One of my favourite comic writers - "the soles of whose shoes I am unworthy to lick" (to quote Eric Idle) - was Paul Jennings. Some of his best pieces were published as a collection called The Jenguin Pennings. If you have ever read any of these you might have noticed a certain similarity to the infinitely more humble offerings of your's truly.
There's no secret about it; Paul Jennings is a great insulation.
All of which reminds me of one of my favourite Jennings pieces. As is customary he starts with something quite innocuous before letting his comic imagination get to work. In this case he was learning to touch type and, in particular, typing the standard test phrase: "the quick brown fox jumps over the lazy dog". Forbidden to look at the keys, he inevitably made mistakes and then went on the analyse them for hidden, subconscious significance.

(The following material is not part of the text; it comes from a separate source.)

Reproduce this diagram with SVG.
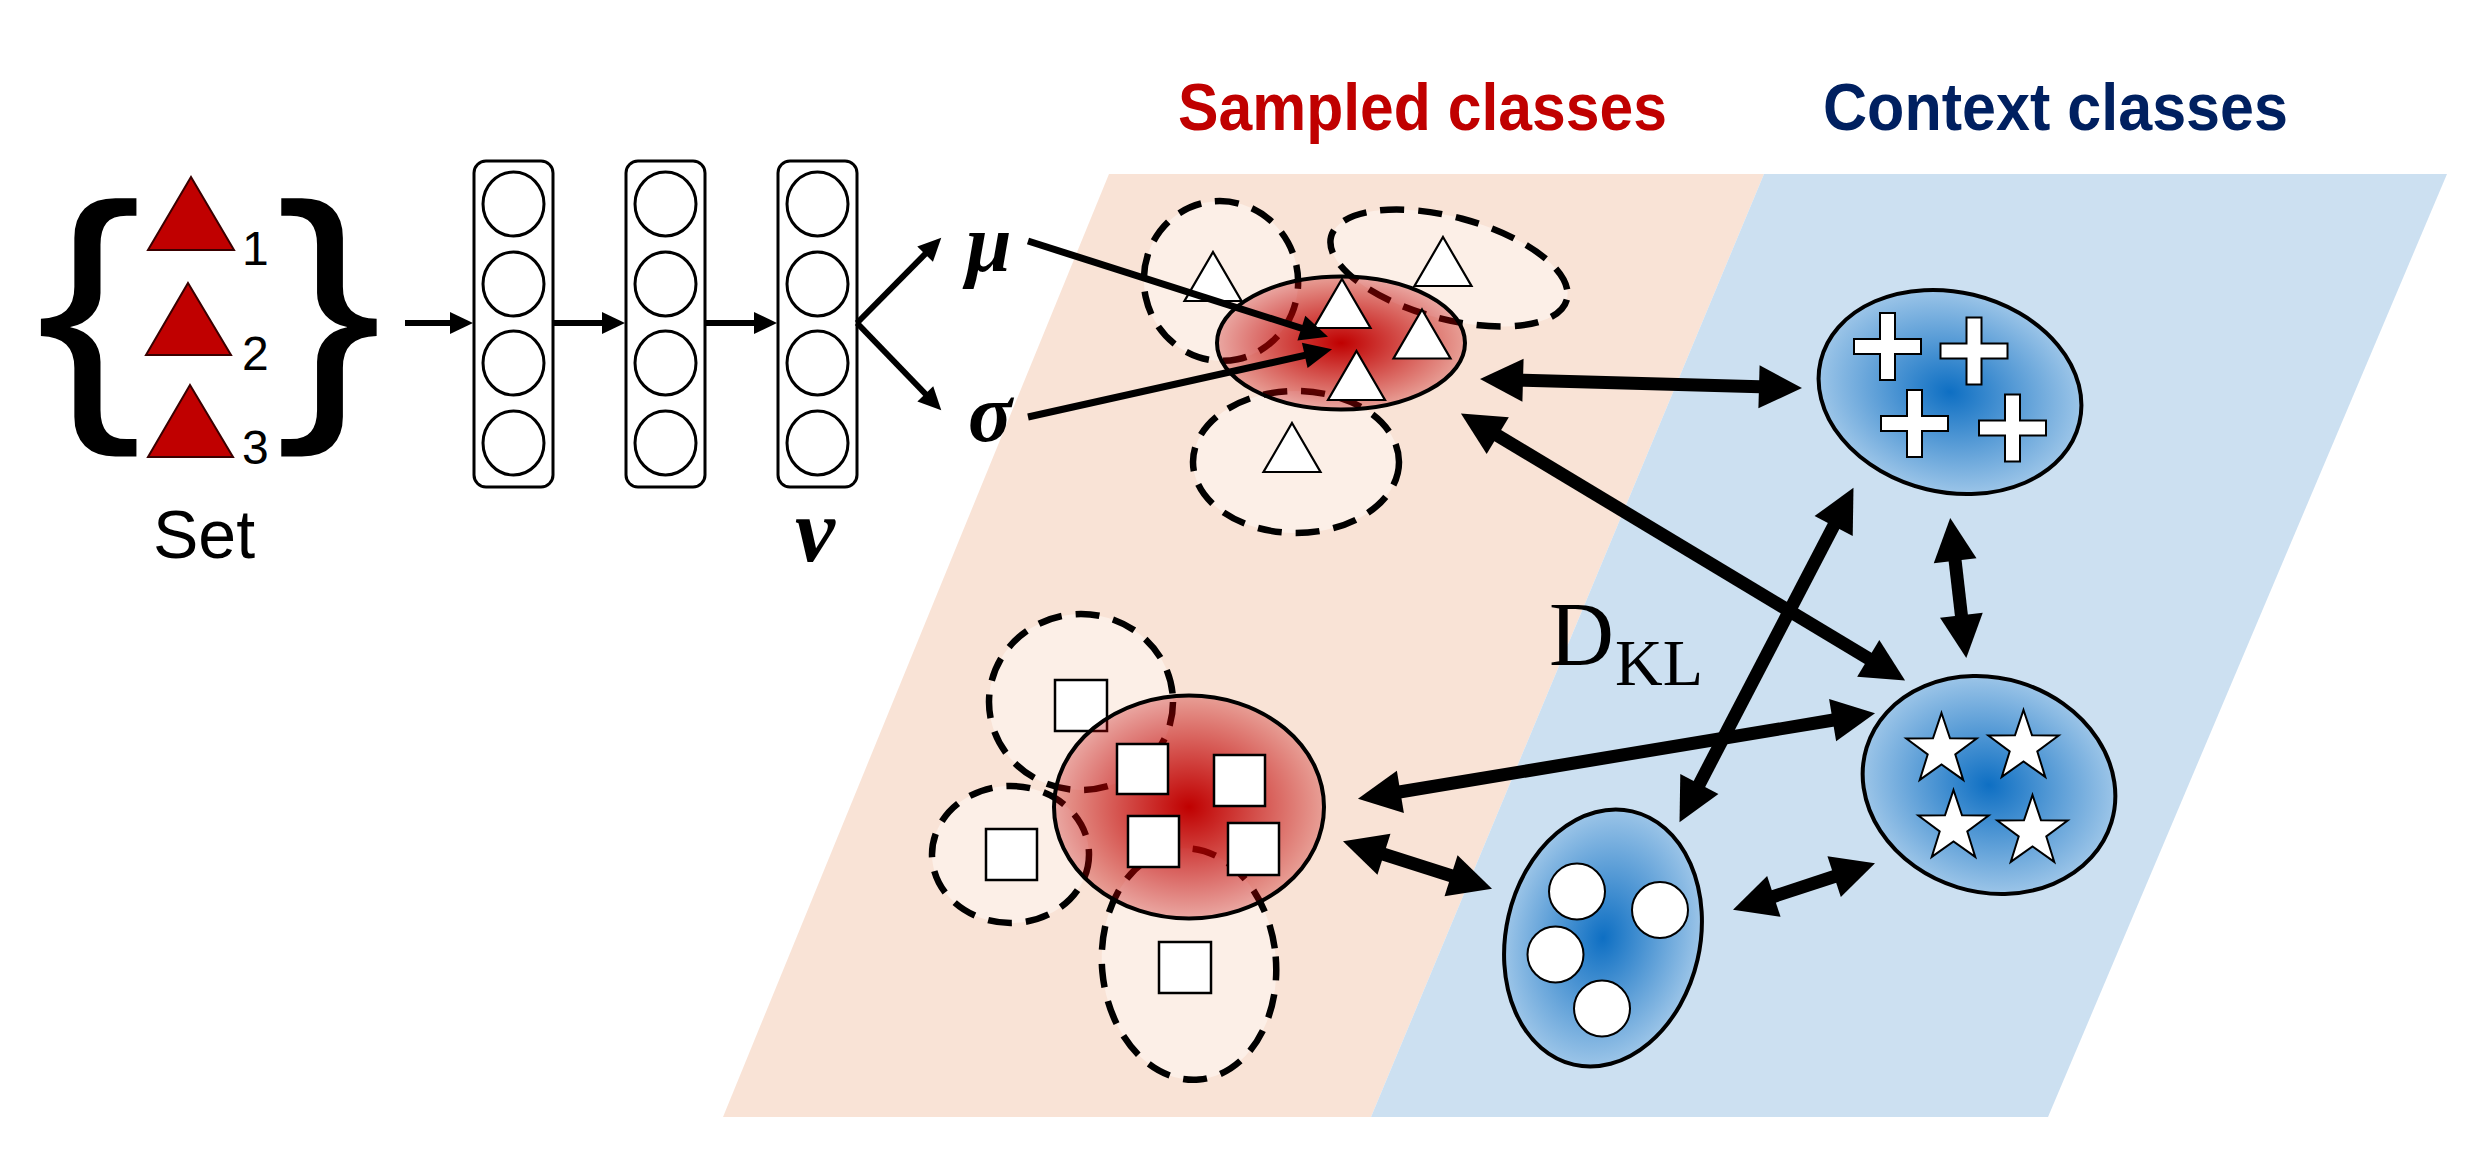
<svg xmlns="http://www.w3.org/2000/svg" width="2481" height="1152" viewBox="0 0 2481 1152">
<style>
.sans{font-family:"Liberation Sans",Arial,sans-serif}
.serif{font-family:"Liberation Serif","Times New Roman",serif}
.col{fill:#fff;stroke:#000;stroke-width:3}
.neu{fill:#fff;stroke:#000;stroke-width:3}
.dash{fill:#FCEFE7;stroke:#000;stroke-width:6.5;stroke-dasharray:24 14}
.wtri{fill:#fff;stroke:#000;stroke-width:2.2}
.sq{fill:#fff;stroke:#000;stroke-width:2.5}
.rtri{fill:#C00000;stroke:#3a0000;stroke-width:2}
.big{fill:none;stroke:#000;stroke-width:13;marker-start:url(#hb);marker-end:url(#hb)}
.thin{fill:none;stroke:#000;stroke-width:6;marker-end:url(#hs)}
.ms{fill:none;stroke:#000;stroke-width:7;marker-end:url(#hm)}
.sym{fill:#fff;stroke:#000;stroke-width:2}
</style>
<defs>
<radialGradient id="rg" cx="50%" cy="50%" r="50%">
<stop offset="0" stop-color="#C00000" stop-opacity="1"/>
<stop offset="1" stop-color="#C00000" stop-opacity="0.3"/>
</radialGradient>
<radialGradient id="bg" cx="50%" cy="50%" r="50%">
<stop offset="0" stop-color="#0E6FC3"/>
<stop offset="1" stop-color="#9CC5E8"/>
</radialGradient>
<marker id="hb" markerUnits="userSpaceOnUse" orient="auto-start-reverse" refX="1" refY="0" overflow="visible" markerWidth="44" markerHeight="44">
<path d="M0,-21.5 L43,0 L0,21.5 Z" fill="#000"/>
</marker>
<marker id="hs" markerUnits="userSpaceOnUse" orient="auto" refX="1" refY="0" overflow="visible" markerWidth="24" markerHeight="24">
<path d="M0,-11 L23,0 L0,11 Z" fill="#000"/>
</marker>
<marker id="hm" markerUnits="userSpaceOnUse" orient="auto" refX="1" refY="0" overflow="visible" markerWidth="30" markerHeight="30">
<path d="M0,-13 L28,0 L0,13 Z" fill="#000"/>
</marker>
<path id="wt" d="M0,-24.5 L28.5,24.5 L-28.5,24.5 Z"/>
<path id="plus" d="M-7.5,-33.5 H7.5 V-7.5 H33.5 V7.5 H7.5 V33.5 H-7.5 V7.5 H-33.5 V-7.5 H-7.5 Z"/>
<path id="star" d="M0,-37 L8.5,-11.7 L35.19,-11.43 L13.8,4.5 L21.75,29.93 L0,14.5 L-21.75,29.93 L-13.8,4.5 L-35.19,-11.43 L-8.5,-11.7 Z"/>
</defs>

<g id="bands">
<polygon points="1109,174 1764,174 1371,1117 723,1117" fill="#F9E3D6"/>
<polygon points="1764,174 2447,174 2048,1117 1371,1117" fill="#CCE0F1"/>
</g>

<g id="titles">
<text class="sans" x="1178" y="130" font-size="67" font-weight="bold" fill="#C00000" textLength="489" lengthAdjust="spacingAndGlyphs">Sampled classes</text>
<text class="sans" x="1823" y="130" font-size="67" font-weight="bold" fill="#002060" textLength="465" lengthAdjust="spacingAndGlyphs">Context classes</text>
</g>

<g id="set">
<text class="sans" transform="scale(1.15,1)" x="31" y="399" font-size="277">{</text>
<text class="sans" transform="scale(1.15,1)" x="240" y="399" font-size="277">}</text>
<polygon class="rtri" points="191,177 234,250 148,250"/>
<polygon class="rtri" points="188,283 231,355 146,355"/>
<polygon class="rtri" points="190,385 233,457 148,457"/>
<text class="sans" x="242" y="265" font-size="48">1</text>
<text class="sans" x="242" y="370" font-size="48">2</text>
<text class="sans" x="242" y="464" font-size="48">3</text>
<text class="sans" x="153" y="558" font-size="68">Set</text>
</g>

<g id="layer1">
<rect class="col" x="474" y="161" width="79" height="326" rx="12"/>
<ellipse class="neu" cx="513.5" cy="204" rx="30.5" ry="32"/>
<ellipse class="neu" cx="513.5" cy="284" rx="30.5" ry="32"/>
<ellipse class="neu" cx="513.5" cy="363" rx="30.5" ry="32"/>
<ellipse class="neu" cx="513.5" cy="443" rx="30.5" ry="32"/>
</g>
<g id="layer2">
<rect class="col" x="626" y="161" width="79" height="326" rx="12"/>
<ellipse class="neu" cx="665.5" cy="204" rx="30.5" ry="32"/>
<ellipse class="neu" cx="665.5" cy="284" rx="30.5" ry="32"/>
<ellipse class="neu" cx="665.5" cy="363" rx="30.5" ry="32"/>
<ellipse class="neu" cx="665.5" cy="443" rx="30.5" ry="32"/>
</g>
<g id="layer3">
<rect class="col" x="778" y="161" width="79" height="326" rx="12"/>
<ellipse class="neu" cx="817.5" cy="204" rx="30.5" ry="32"/>
<ellipse class="neu" cx="817.5" cy="284" rx="30.5" ry="32"/>
<ellipse class="neu" cx="817.5" cy="363" rx="30.5" ry="32"/>
<ellipse class="neu" cx="817.5" cy="443" rx="30.5" ry="32"/>
<text class="serif" x="795" y="561" font-size="90" font-weight="bold" font-style="italic">v</text>
</g>

<g id="mu"><text class="serif" x="966" y="271" font-size="82" font-weight="bold" font-style="italic">μ</text></g>
<g id="sigma"><text class="serif" x="968" y="441" font-size="82" font-weight="bold" font-style="italic">σ</text></g>

<g id="sampled-triangles">
<ellipse class="dash" cx="1221" cy="281" rx="77" ry="80" transform="rotate(-12 1221 281)"/>
<ellipse class="dash" cx="1449" cy="268" rx="122" ry="51" transform="rotate(15 1449 268)"/>
<ellipse class="dash" cx="1296" cy="462" rx="103" ry="71"/>
<use href="#wt" class="wtri" x="1213" y="276.5"/>
<use href="#wt" class="wtri" x="1443" y="261.5"/>
<use href="#wt" class="wtri" x="1292" y="447.5"/>
<ellipse cx="1341" cy="343" rx="124" ry="66.5" fill="url(#rg)" stroke="#000" stroke-width="4"/>
<use href="#wt" class="wtri" x="1342" y="303.5"/>
<use href="#wt" class="wtri" x="1422" y="334"/>
<use href="#wt" class="wtri" x="1356.5" y="375.5"/>
</g>

<g id="sampled-squares">
<ellipse class="dash" cx="1081" cy="702" rx="92" ry="88"/>
<ellipse class="dash" cx="1010.5" cy="854.5" rx="78.5" ry="68.5"/>
<ellipse class="dash" cx="1189" cy="964" rx="87" ry="116" transform="rotate(-5 1189 964)"/>
<rect class="sq" x="1055" y="680" width="52" height="51"/>
<rect class="sq" x="986" y="829" width="51" height="51"/>
<rect class="sq" x="1159" y="942" width="52" height="51"/>
<ellipse cx="1189" cy="807" rx="135" ry="111.5" fill="url(#rg)" stroke="#000" stroke-width="4"/>
<rect class="sq" x="1117" y="744" width="51" height="50"/>
<rect class="sq" x="1214" y="755" width="51" height="51"/>
<rect class="sq" x="1128" y="816" width="51" height="51"/>
<rect class="sq" x="1228" y="823" width="51" height="52"/>
</g>

<g id="context-plus">
<ellipse cx="1950" cy="392" rx="133" ry="100" transform="rotate(13.5 1950 392)" fill="url(#bg)" stroke="#000" stroke-width="4"/>
<use href="#plus" class="sym" x="1887.5" y="346.5"/>
<use href="#plus" class="sym" x="1974" y="351"/>
<use href="#plus" class="sym" x="1914.5" y="423.5"/>
<use href="#plus" class="sym" x="2012.5" y="428"/>
</g>

<g id="context-star">
<ellipse cx="1989" cy="785" rx="128" ry="107" transform="rotate(17 1989 785)" fill="url(#bg)" stroke="#000" stroke-width="4"/>
<use href="#star" class="sym" x="1941.5" y="750"/>
<use href="#star" class="sym" x="2023.5" y="747"/>
<use href="#star" class="sym" x="1953.5" y="827"/>
<use href="#star" class="sym" x="2032.5" y="832"/>
</g>

<g id="context-circle">
<ellipse cx="1603" cy="938" rx="97" ry="130" transform="rotate(13 1603 938)" fill="url(#bg)" stroke="#000" stroke-width="4"/>
<circle class="sym" cx="1577" cy="891.5" r="28"/>
<circle class="sym" cx="1660" cy="910" r="28"/>
<circle class="sym" cx="1555.5" cy="954.5" r="28"/>
<circle class="sym" cx="1602" cy="1008.5" r="28"/>
</g>

<g id="dkl">
<text class="serif" x="1549" y="665" font-size="90">D</text>
<text class="serif" x="1615" y="685" font-size="66">KL</text>
</g>

<g id="connectors">
<line class="thin" x1="405" y1="323" x2="451" y2="323"/>
<line class="thin" x1="553" y1="323" x2="603" y2="323"/>
<line class="thin" x1="705" y1="323" x2="755" y2="323"/>
<line class="thin" x1="857" y1="323" x2="925.8" y2="253.4"/>
<line class="thin" x1="857" y1="323" x2="926" y2="394.5"/>
<line class="ms" x1="1028" y1="241" x2="1302.3" y2="328.5"/>
<line class="ms" x1="1028" y1="417" x2="1305.7" y2="355.1"/>
<line class="big" x1="1522" y1="380.2" x2="1760" y2="386.8"/>
<line class="big" x1="1496.9" y1="435.1" x2="1869.1" y2="658.9"/>
<line class="big" x1="1834.1" y1="525.1" x2="1698.9" y2="784.9"/>
<line class="big" x1="1955" y1="559.7" x2="1961.5" y2="616.3"/>
<line class="big" x1="1399.4" y1="792" x2="1833.6" y2="720"/>
<line class="big" x1="1383" y1="854" x2="1452" y2="876"/>
<line class="big" x1="1772.9" y1="896.7" x2="1835.1" y2="876.3"/>
</g>
</svg>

Of course, the spell-checker gives the whole enterprise a turbot boat - or should I say a turbo boost - and so I decided to give it a try.
Using Hamlet's famous soliloquy as the test piece, I typed it out as fast as I could with the spell-checker turned up to 11.
Here's what emerged:
To be or not ego end; that is the quiet son
And you see how, right from the word go, we're into some pretty deep stuff. That 'ego end' for example. What more profound way to talk about death?
Whether it is an oblige in the mind to suffer the Swiss and arrows of outrageous rotund
This is more undoubtedly more difficult. 'An oblige in the mind' has something primitive about it - there are hints here of a subconscious compulsion, but quite what the Swiss have to do with it is unclear.
Or to take absinthe and sea-dog trailers and by opening end them.
Stranger and stranger. Despite the fact that a sea-dog trailer is exactly the sort of thing you might expect to come across after a dose of absinthe, it is utterly incomprehensible why you should want to open them and how that's going to help anything.
This was clearly going to demand some serious analysis; I decided to try something simpler:
Humpy dimply dat one a wall
Humphrys dedumpty had agreed to a fall
All the kinda horse and all the makings men
Couldn't pry Humply together again
… which I am sure you will agree can confidently hold its own against the original.
As to what it means exactly - I will leave you to decide.